I decided to check into it, though. I’m not sure where I got my idea from, but it felt right. Apparently, Roggenbiers are normally much darker, though. On the homebrew side, a lot of people seemed to be using chocolate malt and various roasted wheat malts. On the commercial side, a lot of the information I found said that most examples contained wheat as well. A lot of it. Some claim that most Roggenbiers have as much wheat as they do rye. I don’t know if this is accurate, but I don’t like it.

One of the big reasons I wanted to brew this beer was show some friends how little of the traditional “wheat beer” flavor comes from the actual wheat. Hefeweizens are mostly about the yeast. I want to use the yeast and no wheat and see what I get. Since I’m going for the wheat beer fans, I also wanted to skip the darker malts. I wanted this to be approachable for Hefeweizen drinkers.

The general consensus was that Roggenbier should be maltier than Hefeweizen. What kind of maltiness was up for debate, so I decided to skip the Pilsner and instead use Munich. Then, to kick up even further, I added some Melanoidin Malt. This German specialty malt is used, in my experience, usually to replicate the added mouth feel from a decoction mash without having to spend the time on that arduous process.
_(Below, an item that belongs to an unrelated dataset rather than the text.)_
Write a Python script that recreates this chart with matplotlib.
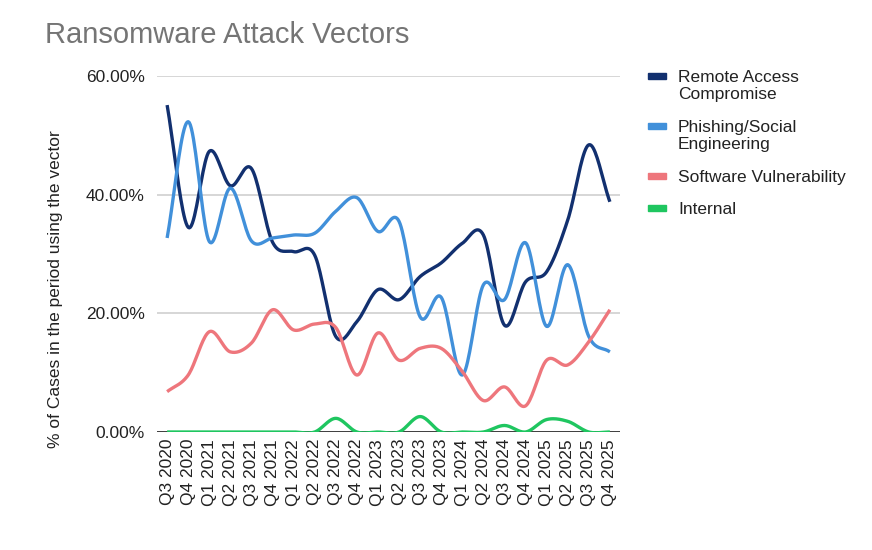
import numpy as np
import matplotlib.pyplot as plt
from matplotlib.patches import Rectangle
from matplotlib.ticker import FuncFormatter

plt.rcParams['font.family'] = ['Liberation Sans', 'DejaVu Sans']

quarters = ["Q3 2020", "Q4 2020", "Q1 2021", "Q2 2021", "Q3 2021", "Q4 2021",
            "Q1 2022", "Q2 2022", "Q3 2022", "Q4 2022", "Q1 2023", "Q2 2023",
            "Q3 2023", "Q4 2023", "Q1 2024", "Q2 2024", "Q3 2024", "Q4 2024",
            "Q1 2025", "Q2 2025", "Q3 2025", "Q4 2025"]

remote_access = [55.1, 34.5, 47.3, 41.5, 44.4, 32.0, 30.4, 29.8, 16.1, 18.6, 24.0, 22.3,
                 26.2, 28.5, 31.8, 33.2, 18.0, 25.3, 27.0, 35.7, 48.4, 38.8]
phishing = [32.7, 52.3, 32.1, 41.1, 32.2, 32.7, 33.2, 33.5, 37.2, 39.5, 33.8, 35.5,
            19.4, 22.7, 9.6, 24.8, 22.3, 31.9, 17.8, 28.2, 16.1, 13.5]
software_vuln = [6.8, 9.6, 16.9, 13.5, 15.0, 20.6, 17.2, 18.2, 17.6, 9.6, 16.7, 12.1,
                 14.1, 14.1, 10.2, 5.3, 7.6, 4.4, 12.1, 11.3, 15.2, 20.6]
internal = [0.0, 0.0, 0.0, 0.0, 0.0, 0.0, 0.0, 0.0, 2.3, 0.0, 0.0, 0.0,
            2.6, 0.0, 0.0, 0.0, 1.1, 0.0, 2.1, 1.8, 0.0, 0.0]

series = [("Remote Access\nCompromise", remote_access, "#12306f"),
          ("Phishing/Social\nEngineering", phishing, "#4190da"),
          ("Software Vulnerability", software_vuln, "#ee767c"),
          ("Internal", internal, "#1fc660")]


def smooth(y, n=20):
    # catmull-rom style cubic hermite through the points (x = 0..N-1)
    y = np.asarray(y, dtype=float) / 100.0
    N = len(y)
    m = np.zeros(N)
    m[1:-1] = (y[2:] - y[:-2]) / 2.0
    m[0] = y[1] - y[0]
    m[-1] = y[-1] - y[-2]
    xs, ys = [], []
    for i in range(N - 1):
        t = np.linspace(0, 1, n, endpoint=False)
        h00 = 2*t**3 - 3*t**2 + 1
        h10 = t**3 - 2*t**2 + t
        h01 = -2*t**3 + 3*t**2
        h11 = t**3 - t**2
        xs.append(i + t)
        ys.append(h00*y[i] + h10*m[i] + h01*y[i+1] + h11*m[i+1])
    xs.append([N - 1])
    ys.append([y[-1]])
    return np.concatenate(xs), np.concatenate(ys)


W, H = 872, 550
fig = plt.figure(figsize=(W/100, H/100), dpi=100)
ax = fig.add_axes([157/W, 1 - 432/H, 463/W, 356/H])

for label, vals, col in series:
    xs, ys = smooth(vals)
    ax.plot(xs, ys, color=col, lw=2.4, solid_capstyle='butt')

ax.set_xlim(-0.48, len(quarters) - 0.52)
ax.set_ylim(0, 0.6)
ax.set_yticks([0, 0.2, 0.4, 0.6])
ax.yaxis.set_major_formatter(FuncFormatter(lambda v, p: "%.2f%%" % (v * 100)))
ax.set_xticks(range(len(quarters)))
ax.set_xticklabels(quarters, rotation=90)
ax.tick_params(axis='both', length=0, labelsize=12.5, colors='#222222')
ax.tick_params(axis='y', pad=9)
ax.tick_params(axis='x', pad=5)
ax.grid(axis='y', color='#cccccc', lw=1.1)
ax.set_axisbelow(True)
for s in ax.spines.values():
    s.set_visible(False)
ax.axhline(0, color='#333333', lw=1.3, zorder=1)

ax.set_ylabel("% of Cases in the period using the vector", fontsize=12.5, color='#222222')
ax.yaxis.set_label_coords(-0.204, 0.40)

fig.text(45/W, 1 - 35/H, "Ransomware Attack Vectors", fontsize=21,
         color='#757575', va='center', ha='left')

# legend, handles aligned with the first line of each label
leg_rows = [76, 126, 176, 208]
for (label, vals, col), yc in zip(series, leg_rows):
    fig.patches.append(Rectangle((648/W, 1 - (yc + 3)/H), 18/W, 6/H,
                                 transform=fig.transFigure, color=col))
    fig.text(678/W, 1 - (yc - 6)/H, label, fontsize=12.5, color='#222222',
             va='top', ha='left', linespacing=1.2)

plt.savefig("out.png", dpi=100)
My hop and yeast choices seemed to work with my original idea, the ideas found in my research and my new adaptation and compromise between the two. Then, at the last minute, I was thinking about my last experiment in the importance of yeast. Table Cat is one my favorite beers that I’ve made recently (it’s almost gone, dang it). Why not scale this down to session size? I haven’t posted about them yet, but the next several things I’m planning to brew are all very big beers.

So I scaled back the malts, but kept the proportions and I was able to work on my BIAB system. My efficiency was not as good as last time, so this is even more sessionable. I’m not worried. The advantage of doing BIAB is that I avoided the common lautering problems associated with the huskless, gummy mess of a mash with high percentages of rye malt. I lost a lot more heat than expected on my Berliner Weisse BIAB a few weeks ago, so I started warmer today, planning for that fact. I’m pretty sure the reason for the low efficiency is that I didn’t let the grains drain long enough. I need to figure out a better system for this. I’ve tried using a strainer, but my kettle is too big and it fell in. I’ve tried balancing the grain bag on my mash paddle but can never get that to work. Today I just held it. That got old quick and I decided it would be good enough. It will be, but I’d like to get more out of my grains in the future. I’m looking forward to drinking this beer by the official start of Summer. My full recipe is below.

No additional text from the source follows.